The city’s lawsuits went out late last week.
“We are suing, I believe it’s more than a dozen of the chemical companies that manufacture these substances,” Kabat said, “and knew, decades ago, that these things were really bad and that they didn’t go away and if they got into the ground, or groundwater, that they were going to cause problems.”
The city seems to be taking the blame at this point, while trying to provide some relief with bottled water and help figure out a more permanent solution.
As La Crosse sent out lawsuits, more could be coming. Campbell residents have begun the process of going after the city, serving La Crosse more than 100 notices of potential lawsuits, Kabat said.
“I don’t really think the city is the bad actor here,” Kabat said. “I think it’s the … I know it’s the chemical manufacturers, and we are caught in the middle. In some ways, we are a victim in this, as well, because we found PFAS in one of our own municipal wells that we have since shut down.”

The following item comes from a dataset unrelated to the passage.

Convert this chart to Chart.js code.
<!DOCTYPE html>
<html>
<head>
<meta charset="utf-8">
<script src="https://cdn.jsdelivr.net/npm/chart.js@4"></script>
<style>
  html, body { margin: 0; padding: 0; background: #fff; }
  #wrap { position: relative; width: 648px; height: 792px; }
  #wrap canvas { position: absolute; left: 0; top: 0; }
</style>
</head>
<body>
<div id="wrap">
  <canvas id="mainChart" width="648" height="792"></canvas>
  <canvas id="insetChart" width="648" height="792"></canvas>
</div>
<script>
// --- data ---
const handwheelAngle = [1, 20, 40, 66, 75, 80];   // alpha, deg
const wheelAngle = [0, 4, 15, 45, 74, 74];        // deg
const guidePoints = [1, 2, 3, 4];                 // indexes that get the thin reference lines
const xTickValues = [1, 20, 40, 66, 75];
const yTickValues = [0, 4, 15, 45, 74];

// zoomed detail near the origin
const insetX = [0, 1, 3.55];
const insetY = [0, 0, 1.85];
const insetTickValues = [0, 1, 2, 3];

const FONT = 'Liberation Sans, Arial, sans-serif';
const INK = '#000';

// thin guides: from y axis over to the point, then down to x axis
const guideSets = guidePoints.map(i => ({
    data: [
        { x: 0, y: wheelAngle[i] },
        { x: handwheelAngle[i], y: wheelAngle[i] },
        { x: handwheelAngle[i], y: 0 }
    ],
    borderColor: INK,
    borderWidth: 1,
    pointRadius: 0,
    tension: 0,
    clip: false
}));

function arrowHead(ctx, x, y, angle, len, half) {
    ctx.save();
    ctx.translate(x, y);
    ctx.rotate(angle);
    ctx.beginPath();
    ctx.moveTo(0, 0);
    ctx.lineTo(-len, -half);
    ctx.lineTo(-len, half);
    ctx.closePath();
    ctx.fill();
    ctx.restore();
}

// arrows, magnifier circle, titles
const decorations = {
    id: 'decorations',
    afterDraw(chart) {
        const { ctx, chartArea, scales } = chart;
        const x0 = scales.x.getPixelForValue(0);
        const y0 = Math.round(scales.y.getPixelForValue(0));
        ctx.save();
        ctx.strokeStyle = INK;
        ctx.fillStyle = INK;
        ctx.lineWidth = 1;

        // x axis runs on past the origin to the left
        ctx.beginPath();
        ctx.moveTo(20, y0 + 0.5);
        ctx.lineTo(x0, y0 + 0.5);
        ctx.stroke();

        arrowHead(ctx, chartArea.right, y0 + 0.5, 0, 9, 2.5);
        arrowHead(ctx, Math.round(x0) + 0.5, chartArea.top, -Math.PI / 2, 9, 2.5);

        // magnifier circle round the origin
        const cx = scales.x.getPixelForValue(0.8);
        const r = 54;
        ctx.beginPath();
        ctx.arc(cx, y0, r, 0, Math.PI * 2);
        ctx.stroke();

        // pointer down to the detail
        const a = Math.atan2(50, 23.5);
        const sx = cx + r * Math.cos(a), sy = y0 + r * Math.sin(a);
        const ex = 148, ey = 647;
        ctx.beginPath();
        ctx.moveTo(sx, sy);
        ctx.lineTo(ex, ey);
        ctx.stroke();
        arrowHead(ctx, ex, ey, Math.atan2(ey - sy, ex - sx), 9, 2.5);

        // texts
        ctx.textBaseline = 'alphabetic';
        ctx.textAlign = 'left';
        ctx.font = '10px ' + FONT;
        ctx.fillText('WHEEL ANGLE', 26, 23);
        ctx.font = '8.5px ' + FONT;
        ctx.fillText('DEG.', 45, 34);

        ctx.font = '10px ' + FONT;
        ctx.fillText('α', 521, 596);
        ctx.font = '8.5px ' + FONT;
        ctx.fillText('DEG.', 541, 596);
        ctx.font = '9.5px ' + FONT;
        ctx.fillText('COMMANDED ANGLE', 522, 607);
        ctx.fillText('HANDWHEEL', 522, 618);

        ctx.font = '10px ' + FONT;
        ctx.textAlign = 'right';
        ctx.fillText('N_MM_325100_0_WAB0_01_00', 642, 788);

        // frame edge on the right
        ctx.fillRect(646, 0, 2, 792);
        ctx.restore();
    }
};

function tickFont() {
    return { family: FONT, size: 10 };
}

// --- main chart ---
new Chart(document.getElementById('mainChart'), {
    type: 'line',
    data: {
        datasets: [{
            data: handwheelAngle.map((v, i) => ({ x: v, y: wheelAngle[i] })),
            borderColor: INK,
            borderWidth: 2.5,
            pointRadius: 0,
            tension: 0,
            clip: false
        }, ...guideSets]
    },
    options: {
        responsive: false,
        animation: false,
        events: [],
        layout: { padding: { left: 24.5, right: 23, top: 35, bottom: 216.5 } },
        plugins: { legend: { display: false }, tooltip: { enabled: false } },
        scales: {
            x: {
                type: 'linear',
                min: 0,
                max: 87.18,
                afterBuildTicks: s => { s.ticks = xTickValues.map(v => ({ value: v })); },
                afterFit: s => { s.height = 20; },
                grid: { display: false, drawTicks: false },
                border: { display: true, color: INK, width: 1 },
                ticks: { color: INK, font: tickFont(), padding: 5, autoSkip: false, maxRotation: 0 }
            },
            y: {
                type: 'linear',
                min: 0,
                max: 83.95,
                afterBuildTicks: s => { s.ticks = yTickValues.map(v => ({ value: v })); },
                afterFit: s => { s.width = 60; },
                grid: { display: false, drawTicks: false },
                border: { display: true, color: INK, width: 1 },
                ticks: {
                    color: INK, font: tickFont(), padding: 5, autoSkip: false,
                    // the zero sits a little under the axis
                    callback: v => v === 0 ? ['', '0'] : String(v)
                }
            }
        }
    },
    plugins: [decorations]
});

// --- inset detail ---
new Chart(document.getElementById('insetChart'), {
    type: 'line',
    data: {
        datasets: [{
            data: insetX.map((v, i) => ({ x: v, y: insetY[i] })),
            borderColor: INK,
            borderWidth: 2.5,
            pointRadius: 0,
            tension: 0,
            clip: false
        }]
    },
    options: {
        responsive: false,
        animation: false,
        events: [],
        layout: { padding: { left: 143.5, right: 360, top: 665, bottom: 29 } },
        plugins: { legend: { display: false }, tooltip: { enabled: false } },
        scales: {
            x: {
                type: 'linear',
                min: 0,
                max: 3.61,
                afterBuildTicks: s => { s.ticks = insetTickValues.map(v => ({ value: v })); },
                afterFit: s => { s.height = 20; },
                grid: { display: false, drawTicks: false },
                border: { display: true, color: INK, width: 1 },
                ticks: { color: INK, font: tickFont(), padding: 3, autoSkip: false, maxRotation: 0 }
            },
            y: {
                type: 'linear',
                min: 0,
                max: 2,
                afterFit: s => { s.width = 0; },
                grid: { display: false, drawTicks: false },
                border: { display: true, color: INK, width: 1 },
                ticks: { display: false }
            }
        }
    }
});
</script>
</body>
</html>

Kabat brought up being caught in the middle because, while the chemical companies knew PFAS would be harmful, the FAA (Federal Aviation Administration) also mandated that airport fire departments, like La Crosse, have to use the foam.
The next step, or continuing step, for the area, is trying to figure out just how much of the water is contaminated. The city is trying to provide testing, while other residents are doing their own tests, Kabat said.

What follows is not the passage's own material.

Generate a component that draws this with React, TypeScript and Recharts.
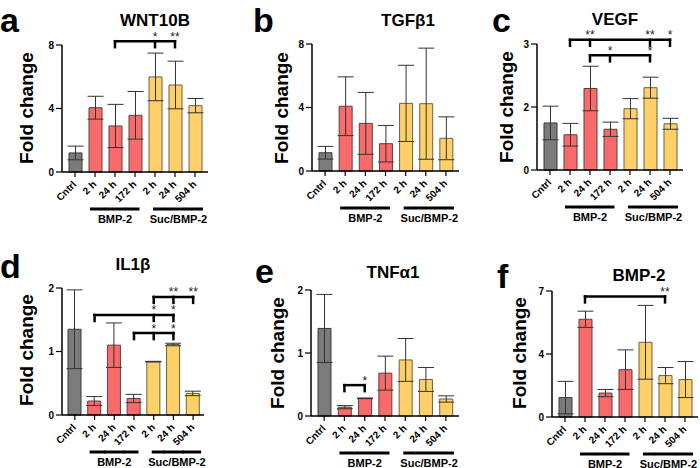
import React from 'react';
import { BarChart, Bar, XAxis, YAxis, ErrorBar, Cell, ReferenceLine, ReferenceDot } from 'recharts';

// ---------- data ----------
const categoryKeys = ['Cntrl', 'B2', 'B24', 'B172', 'S2', 'S24', 'S504'];
const categoryLabels = ['Cntrl', '2 h', '24 h', '172 h', '2 h', '24 h', '504 h'];
const categoryGroups = ['ctrl', 'bmp', 'bmp', 'bmp', 'suc', 'suc', 'suc'];
const groupNames: Record<string, string> = { bmp: 'BMP-2', suc: 'Suc/BMP-2' };

const panelLetters = ['a', 'b', 'c', 'd', 'e', 'f'];
const panelTitles = ['WNT10B', 'TGFβ1', 'VEGF', 'IL1β', 'TNFα1', 'BMP-2'];
const yAxisLabel = 'Fold change';

const wnt10bMean = [1.2, 4.05, 2.9, 3.57, 5.99, 5.48, 4.18];
const wnt10bErr = [0.43, 0.72, 1.36, 1.5, 1.5, 1.5, 0.45];
const tgfb1Mean = [1.15, 4.08, 3.0, 1.72, 4.26, 4.24, 2.06];
const tgfb1Err = [0.4, 1.85, 1.95, 1.15, 2.4, 3.5, 1.35];
const vegfMean = [1.12, 0.84, 1.94, 0.97, 1.46, 1.96, 1.1];
const vegfErr = [0.4, 0.27, 0.53, 0.17, 0.24, 0.25, 0.13];
const il1bMean = [1.35, 0.22, 1.1, 0.26, 0.84, 1.11, 0.34];
const il1bErr = [0.62, 0.07, 0.35, 0.065, 0.005, 0.02, 0.035];
const tnfaMean = [1.39, 0.14, 0.28, 0.68, 0.89, 0.58, 0.27];
const tnfaErr = [0.54, 0.025, 0.005, 0.27, 0.34, 0.19, 0.05];
const bmp2Mean = [1.08, 5.43, 1.33, 2.63, 4.15, 2.3, 2.08];
const bmp2Err = [0.9, 0.45, 0.2, 1.1, 2.05, 0.45, 1.0];

const wnt10bTicks = [0, 4, 8];
const tgfb1Ticks = [0, 4, 8];
const vegfTicks = [0, 1.5, 3];
const il1bTicks = [0, 1, 2];
const tnfaTicks = [0, 1, 2];
const bmp2Ticks = [0, 3.5, 7];

type Bracket = { level: number; from: string; to: string; drops: string[]; stars: [string, string][] };
const wnt10bBrackets: Bracket[] = [
  { level: 8.24, from: 'B24', to: 'S24', drops: ['B24', 'S2', 'S24'], stars: [['S2', '*'], ['S24', '**']] },
];
const tgfb1Brackets: Bracket[] = [];
const vegfBrackets: Bracket[] = [
  { level: 3.1, from: 'B2', to: 'S504', drops: ['B2', 'B24', 'S24', 'S504'], stars: [['B24', '**'], ['S24', '**'], ['S504', '*']] },
  { level: 2.73, from: 'B24', to: 'S24', drops: ['B24', 'B172', 'S24'], stars: [['B172', '*'], ['S24', '*']] },
];
const il1bBrackets: Bracket[] = [
  { level: 1.86, from: 'S2', to: 'S504', drops: ['S2', 'S24', 'S504'], stars: [['S24', '**'], ['S504', '**']] },
  { level: 1.575, from: 'B2', to: 'S24', drops: ['B2', 'S2', 'S24'], stars: [['S2', '*'], ['S24', '*']] },
  { level: 1.29, from: 'B172', to: 'S24', drops: ['B172', 'S2', 'S24'], stars: [['S2', '*'], ['S24', '*']] },
];
const tnfaBrackets: Bracket[] = [
  { level: 0.49, from: 'B2', to: 'B24', drops: ['B2', 'B24'], stars: [['B24', '*']] },
];
const bmp2Brackets: Bracket[] = [
  { level: 6.7, from: 'B2', to: 'S24', drops: ['B2', 'S24'], stars: [['S24', '**']] },
];

const panelMeans = [wnt10bMean, tgfb1Mean, vegfMean, il1bMean, tnfaMean, bmp2Mean];
const panelErrs = [wnt10bErr, tgfb1Err, vegfErr, il1bErr, tnfaErr, bmp2Err];
const panelTicks = [wnt10bTicks, tgfb1Ticks, vegfTicks, il1bTicks, tnfaTicks, bmp2Ticks];
const panelBrackets = [wnt10bBrackets, tgfb1Brackets, vegfBrackets, il1bBrackets, tnfaBrackets, bmp2Brackets];

// ---------- layout / style ----------
const FONT = '"Liberation Sans", Arial, Helvetica, sans-serif';
const YW = 35;
const MT = 40;
const MR = 2;
const XH = 62;
const X_TICK = 5;

const panelLayout = [
  { axisX: 62, yTop: 45, yBottom: 172, xEnd: 208, padR: 3 },
  { axisX: 312, yTop: 44, yBottom: 171, xEnd: 459, padR: 3 },
  { axisX: 537, yTop: 44, yBottom: 170, xEnd: 683, padR: 3 },
  { axisX: 62, yTop: 288, yBottom: 415, xEnd: 204, padR: 1 },
  { axisX: 311, yTop: 290, yBottom: 416, xEnd: 459, padR: 3 },
  { axisX: 552, yTop: 291, yBottom: 417, xEnd: 698, padR: 3 },
];
const textLayout = [
  { letter: [0, 32], title: [155, 25.5], ylab: [33, 108] },
  { letter: [253, 32], title: [408, 26], ylab: [288, 108] },
  { letter: [492, 32], title: [615, 25], ylab: [513, 107] },
  { letter: [0, 278], title: [133, 270], ylab: [33, 350] },
  { letter: [255, 283], title: [393, 277.5], ylab: [284, 353] },
  { letter: [497, 288], title: [639, 280.5], ylab: [526, 353] },
];

const groupFill: Record<string, string> = { ctrl: '#7b7b7b', bmp: '#f96a6a', suc: '#fed067' };
const groupStroke: Record<string, string> = { ctrl: '#3a3a3a', bmp: '#5a4040', suc: '#6a6048' };
const groupLine: Record<string, { start: number; end: number; labelDx: number }> = {
  bmp: { start: -5, end: 4.5, labelDx: 0 },
  suc: { start: -2, end: 8, labelDx: 3.5 },
};

const XTick = (props: any) => {
  const { x, y, payload } = props;
  const i = categoryKeys.indexOf(payload.value);
  const axisY = y - X_TICK;
  const g = categoryGroups[i];
  const tx = x + 2;
  const ty = axisY + 13;
  const els: any[] = [
    <text
      key="t"
      x={tx}
      y={ty}
      transform={`rotate(-45, ${tx}, ${ty})`}
      textAnchor="end"
      fontSize={10}
      fontWeight="bold"
      fontFamily={FONT}
      fill="#000"
    >
      {categoryLabels[i]}
    </text>,
  ];
  if (g !== 'ctrl') {
    const members = categoryGroups.map((gg, j) => (gg === g ? j : -1)).filter((j) => j >= 0);
    const st = groupLine[g];
    const first = members[0] === i;
    const last = members[members.length - 1] === i;
    const x1 = first ? x + st.start : x - 10.3;
    const x2 = last ? x + st.end : x + 10.3;
    els.push(<line key="g" x1={x1} x2={x2} y1={axisY + 37} y2={axisY + 37} stroke="#000" strokeWidth={3} />);
    if (members[Math.floor(members.length / 2)] === i) {
      els.push(
        <text key="gl" x={x + st.labelDx} y={axisY + 50.5} textAnchor="middle" fontSize={11} fontWeight="bold" fontFamily={FONT} fill="#000">
          {groupNames[g]}
        </text>
      );
    }
  }
  return <g>{els}</g>;
};

const bracketElements = (brackets: Bracket[], pi: number) => {
  const out: any[] = [];
  brackets.forEach((b, bi) => {
    out.push(
      <ReferenceLine
        key={`h${pi}-${bi}`}
        segment={[{ x: b.from, y: b.level }, { x: b.to, y: b.level }]}
        ifOverflow="visible"
        stroke="#000"
        strokeWidth={2.5}
        shape={(p: any) => (
          <line x1={p.x1} y1={p.y1} x2={p.x2} y2={p.y2} stroke="#000" strokeWidth={2.5} strokeLinecap="square" />
        )}
      />
    );
    b.drops.forEach((k, di) => {
      out.push(
        <ReferenceLine
          key={`d${pi}-${bi}-${di}`}
          segment={[{ x: k, y: b.level }, { x: k, y: b.level }]}
          ifOverflow="visible"
          stroke="#000"
          shape={(p: any) => (
            <line x1={p.x1} y1={p.y1} x2={p.x1} y2={p.y1 + 6} stroke="#000" strokeWidth={2.5} strokeLinecap="square" />
          )}
        />
      );
    });
    b.stars.forEach(([k, s], si) => {
      out.push(
        <ReferenceDot
          key={`s${pi}-${bi}-${si}`}
          x={k}
          y={b.level}
          r={0}
          ifOverflow="visible"
          shape={(p: any) => (
            <text x={p.cx} y={p.cy - 0.5} textAnchor="middle" fontSize={12} fontFamily={FONT} fill="#222" stroke="none">
              {s}
            </text>
          )}
        />
      );
    });
  });
  return out;
};

const Panel = ({ pi }: { pi: number }) => {
  const L = panelLayout[pi];
  const ticks = panelTicks[pi];
  const data = categoryKeys.map((k, i) => ({ key: k, mean: panelMeans[pi][i], err: panelErrs[pi][i] }));
  const width = L.xEnd - L.axisX + YW + MR;
  const height = L.yBottom - L.yTop + MT + XH;
  return (
    <div style={{ position: 'absolute', left: L.axisX - YW, top: L.yTop - MT, width, height }}>
      <BarChart width={width} height={height} data={data} margin={{ top: MT, right: MR, bottom: 0, left: 0 }}>
        <XAxis
          dataKey="key"
          interval={0}
          height={XH}
          tickSize={X_TICK}
          tickMargin={0}
          padding={{ left: 3, right: L.padR }}
          axisLine={{ stroke: '#000', strokeWidth: 1.5 }}
          tickLine={{ stroke: '#000', strokeWidth: 1.2 }}
          tick={<XTick />}
        />
        <YAxis
          width={YW}
          domain={[0, ticks[ticks.length - 1]]}
          ticks={ticks}
          interval={0}
          tickSize={6}
          tickMargin={2}
          axisLine={{ stroke: '#000', strokeWidth: 1.5 }}
          tickLine={{ stroke: '#000', strokeWidth: 1.2 }}
          tickFormatter={(v: number) => String(Math.round(v))}
          tick={{ fontSize: 10, fontWeight: 'bold', fill: '#000', fontFamily: FONT }}
        />
        <Bar dataKey="mean" barSize={13} strokeWidth={1} isAnimationActive={false}>
          {data.map((d, i) => (
            <Cell key={d.key} fill={groupFill[categoryGroups[i]]} stroke={groupStroke[categoryGroups[i]]} />
          ))}
          <ErrorBar dataKey="err" width={8} stroke="#333" strokeWidth={1} isAnimationActive={false} />
        </Bar>
        {bracketElements(panelBrackets[pi], pi)}
      </BarChart>
    </div>
  );
};

export default function App() {
  return (
    <div style={{ position: 'absolute', left: 0, top: 0, width: 700, height: 468, overflow: 'hidden', background: '#fff' }}>
      <svg width={700} height={468} style={{ position: 'absolute', left: 0, top: 0 }}>
        {textLayout.map((t, i) => (
          <g key={i} fontFamily={FONT} fontWeight="bold" fill="#000">
            <text x={t.letter[0]} y={t.letter[1]} fontSize={34}>
              {panelLetters[i]}
            </text>
            <text x={t.title[0]} y={t.title[1]} fontSize={17} textAnchor="middle">
              {panelTitles[i]}
            </text>
            <text
              x={t.ylab[0]}
              y={t.ylab[1]}
              fontSize={19}
              textAnchor="middle"
              transform={`rotate(-90, ${t.ylab[0]}, ${t.ylab[1]})`}
            >
              {yAxisLabel}
            </text>
          </g>
        ))}
      </svg>
      {panelLayout.map((_, i) => (
        <Panel key={i} pi={i} />
      ))}
    </div>
  );
}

Tracking a chemical in groundwater appears to be fairly impossible, since that water could end up, seemingly anywhere — and maybe it is.
“As we are learning more about the extent of PFAS and possible sources of contamination, the concern is only growing because we’re seeing test results in other places, outside the plum from the airport,” Kabat said. “So that tells me that there are potentially other sources of contamination, besides the airport.
“And that really then leads to a need for collaboration between the city, the town, the county and the state to come up with a comprehensive testing program to work toward a long-term solution. “
Meanwhile, the French Island library is now reporting elevated levels of PFAS chemicals in its water.
La Crosse County supervisor Dan Ferries says the county library board was told this week of a higher PFAS count in the Campbell library, close to the airport.
Ferries tells the full county board that he expects library officials to ask for assistance from the city.